The task = Images are not part of the copy; transcribe all the data exactly.

Given information =
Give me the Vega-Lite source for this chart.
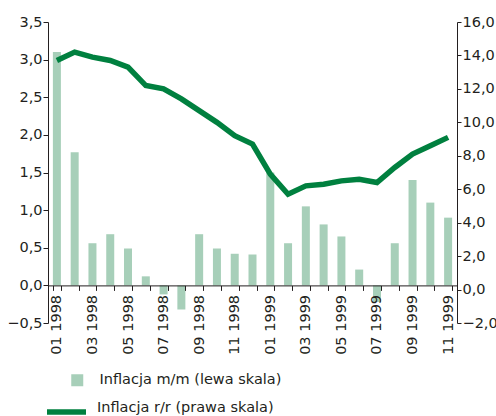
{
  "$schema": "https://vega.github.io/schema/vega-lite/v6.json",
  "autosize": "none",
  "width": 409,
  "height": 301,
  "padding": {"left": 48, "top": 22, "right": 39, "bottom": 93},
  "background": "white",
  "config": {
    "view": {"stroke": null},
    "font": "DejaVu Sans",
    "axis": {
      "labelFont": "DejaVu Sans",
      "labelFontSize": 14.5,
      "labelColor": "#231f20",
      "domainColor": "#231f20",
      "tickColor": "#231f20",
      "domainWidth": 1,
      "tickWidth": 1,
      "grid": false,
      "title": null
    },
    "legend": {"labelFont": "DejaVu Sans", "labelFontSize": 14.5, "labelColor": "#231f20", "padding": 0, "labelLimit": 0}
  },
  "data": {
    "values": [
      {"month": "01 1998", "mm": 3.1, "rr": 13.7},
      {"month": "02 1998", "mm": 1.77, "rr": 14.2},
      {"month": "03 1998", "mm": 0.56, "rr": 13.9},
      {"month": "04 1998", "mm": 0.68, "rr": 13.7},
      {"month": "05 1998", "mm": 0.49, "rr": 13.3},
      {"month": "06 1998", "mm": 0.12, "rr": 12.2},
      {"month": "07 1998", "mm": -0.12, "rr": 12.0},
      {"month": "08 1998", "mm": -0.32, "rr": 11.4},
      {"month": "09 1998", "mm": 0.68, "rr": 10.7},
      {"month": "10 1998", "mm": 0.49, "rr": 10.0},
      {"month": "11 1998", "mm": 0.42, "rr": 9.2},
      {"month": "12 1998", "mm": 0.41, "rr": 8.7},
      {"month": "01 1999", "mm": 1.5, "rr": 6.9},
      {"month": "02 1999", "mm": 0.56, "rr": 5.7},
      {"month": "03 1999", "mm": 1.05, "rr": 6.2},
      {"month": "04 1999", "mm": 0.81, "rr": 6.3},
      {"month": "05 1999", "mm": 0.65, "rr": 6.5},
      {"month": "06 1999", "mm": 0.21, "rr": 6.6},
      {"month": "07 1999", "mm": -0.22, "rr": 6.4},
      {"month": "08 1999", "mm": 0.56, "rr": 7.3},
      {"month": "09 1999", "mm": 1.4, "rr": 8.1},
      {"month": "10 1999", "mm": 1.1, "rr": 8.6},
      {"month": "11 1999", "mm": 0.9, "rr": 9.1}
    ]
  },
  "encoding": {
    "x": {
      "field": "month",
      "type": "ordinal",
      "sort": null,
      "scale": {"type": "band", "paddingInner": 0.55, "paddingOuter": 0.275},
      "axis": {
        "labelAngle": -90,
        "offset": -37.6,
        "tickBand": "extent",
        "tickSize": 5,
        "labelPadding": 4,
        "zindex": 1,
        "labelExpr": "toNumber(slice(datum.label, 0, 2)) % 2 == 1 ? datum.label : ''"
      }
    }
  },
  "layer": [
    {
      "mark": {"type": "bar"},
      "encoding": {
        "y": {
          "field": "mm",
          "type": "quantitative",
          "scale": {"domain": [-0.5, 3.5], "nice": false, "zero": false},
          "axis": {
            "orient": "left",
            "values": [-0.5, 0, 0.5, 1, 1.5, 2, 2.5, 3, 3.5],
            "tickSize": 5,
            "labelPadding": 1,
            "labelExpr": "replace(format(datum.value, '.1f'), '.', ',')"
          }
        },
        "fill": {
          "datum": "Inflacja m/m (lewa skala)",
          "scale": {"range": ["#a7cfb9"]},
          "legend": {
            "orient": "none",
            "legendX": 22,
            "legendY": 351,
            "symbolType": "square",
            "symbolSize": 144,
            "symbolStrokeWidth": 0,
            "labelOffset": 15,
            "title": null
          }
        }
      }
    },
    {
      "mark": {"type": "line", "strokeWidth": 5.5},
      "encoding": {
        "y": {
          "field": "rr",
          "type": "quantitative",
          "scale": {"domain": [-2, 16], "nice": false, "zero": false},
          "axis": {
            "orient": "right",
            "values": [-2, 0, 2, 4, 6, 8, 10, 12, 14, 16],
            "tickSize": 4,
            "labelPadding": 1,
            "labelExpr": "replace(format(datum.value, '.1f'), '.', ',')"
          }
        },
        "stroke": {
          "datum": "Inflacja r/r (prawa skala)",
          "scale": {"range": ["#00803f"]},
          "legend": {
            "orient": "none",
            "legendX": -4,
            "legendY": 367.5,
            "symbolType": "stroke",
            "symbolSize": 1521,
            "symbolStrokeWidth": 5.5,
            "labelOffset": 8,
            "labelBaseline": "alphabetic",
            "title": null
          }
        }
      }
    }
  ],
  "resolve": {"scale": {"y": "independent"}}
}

Solution below =
Give me the Vega-Lite source for this chart.
{
  "$schema": "https://vega.github.io/schema/vega-lite/v6.json",
  "autosize": "none",
  "width": 409,
  "height": 301,
  "padding": {"left": 48, "top": 22, "right": 39, "bottom": 93},
  "background": "white",
  "config": {
    "view": {"stroke": null},
    "font": "DejaVu Sans",
    "axis": {
      "labelFont": "DejaVu Sans",
      "labelFontSize": 14.5,
      "labelColor": "#231f20",
      "domainColor": "#231f20",
      "tickColor": "#231f20",
      "domainWidth": 1,
      "tickWidth": 1,
      "grid": false,
      "title": null
    },
    "legend": {"labelFont": "DejaVu Sans", "labelFontSize": 14.5, "labelColor": "#231f20", "padding": 0, "labelLimit": 0}
  },
  "data": {
    "values": [
      {"month": "01 1998", "mm": 3.1, "rr": 13.7},
      {"month": "02 1998", "mm": 1.77, "rr": 14.2},
      {"month": "03 1998", "mm": 0.56, "rr": 13.9},
      {"month": "04 1998", "mm": 0.68, "rr": 13.7},
      {"month": "05 1998", "mm": 0.49, "rr": 13.3},
      {"month": "06 1998", "mm": 0.12, "rr": 12.2},
      {"month": "07 1998", "mm": -0.12, "rr": 12.0},
      {"month": "08 1998", "mm": -0.32, "rr": 11.4},
      {"month": "09 1998", "mm": 0.68, "rr": 10.7},
      {"month": "10 1998", "mm": 0.49, "rr": 10.0},
      {"month": "11 1998", "mm": 0.42, "rr": 9.2},
      {"month": "12 1998", "mm": 0.41, "rr": 8.7},
      {"month": "01 1999", "mm": 1.5, "rr": 6.9},
      {"month": "02 1999", "mm": 0.56, "rr": 5.7},
      {"month": "03 1999", "mm": 1.05, "rr": 6.2},
      {"month": "04 1999", "mm": 0.81, "rr": 6.3},
      {"month": "05 1999", "mm": 0.65, "rr": 6.5},
      {"month": "06 1999", "mm": 0.21, "rr": 6.6},
      {"month": "07 1999", "mm": -0.22, "rr": 6.4},
      {"month": "08 1999", "mm": 0.56, "rr": 7.3},
      {"month": "09 1999", "mm": 1.4, "rr": 8.1},
      {"month": "10 1999", "mm": 1.1, "rr": 8.6},
      {"month": "11 1999", "mm": 0.9, "rr": 9.1}
    ]
  },
  "encoding": {
    "x": {
      "field": "month",
      "type": "ordinal",
      "sort": null,
      "scale": {"type": "band", "paddingInner": 0.55, "paddingOuter": 0.275},
      "axis": {
        "labelAngle": -90,
        "offset": -37.6,
        "tickBand": "extent",
        "tickSize": 5,
        "labelPadding": 4,
        "zindex": 1,
        "labelExpr": "toNumber(slice(datum.label, 0, 2)) % 2 == 1 ? datum.label : ''"
      }
    }
  },
  "layer": [
    {
      "mark": {"type": "bar"},
      "encoding": {
        "y": {
          "field": "mm",
          "type": "quantitative",
          "scale": {"domain": [-0.5, 3.5], "nice": false, "zero": false},
          "axis": {
            "orient": "left",
            "values": [-0.5, 0, 0.5, 1, 1.5, 2, 2.5, 3, 3.5],
            "tickSize": 5,
            "labelPadding": 1,
            "labelExpr": "replace(format(datum.value, '.1f'), '.', ',')"
          }
        },
        "fill": {
          "datum": "Inflacja m/m (lewa skala)",
          "scale": {"range": ["#a7cfb9"]},
          "legend": {
            "orient": "none",
            "legendX": 22,
            "legendY": 351,
            "symbolType": "square",
            "symbolSize": 144,
            "symbolStrokeWidth": 0,
            "labelOffset": 15,
            "title": null
          }
        }
      }
    },
    {
      "mark": {"type": "line", "strokeWidth": 5.5},
      "encoding": {
        "y": {
          "field": "rr",
          "type": "quantitative",
          "scale": {"domain": [-2, 16], "nice": false, "zero": false},
          "axis": {
            "orient": "right",
            "values": [-2, 0, 2, 4, 6, 8, 10, 12, 14, 16],
            "tickSize": 4,
            "labelPadding": 1,
            "labelExpr": "replace(format(datum.value, '.1f'), '.', ',')"
          }
        },
        "stroke": {
          "datum": "Inflacja r/r (prawa skala)",
          "scale": {"range": ["#00803f"]},
          "legend": {
            "orient": "none",
            "legendX": -4,
            "legendY": 367.5,
            "symbolType": "stroke",
            "symbolSize": 1521,
            "symbolStrokeWidth": 5.5,
            "labelOffset": 8,
            "labelBaseline": "alphabetic",
            "title": null
          }
        }
      }
    }
  ],
  "resolve": {"scale": {"y": "independent"}}
}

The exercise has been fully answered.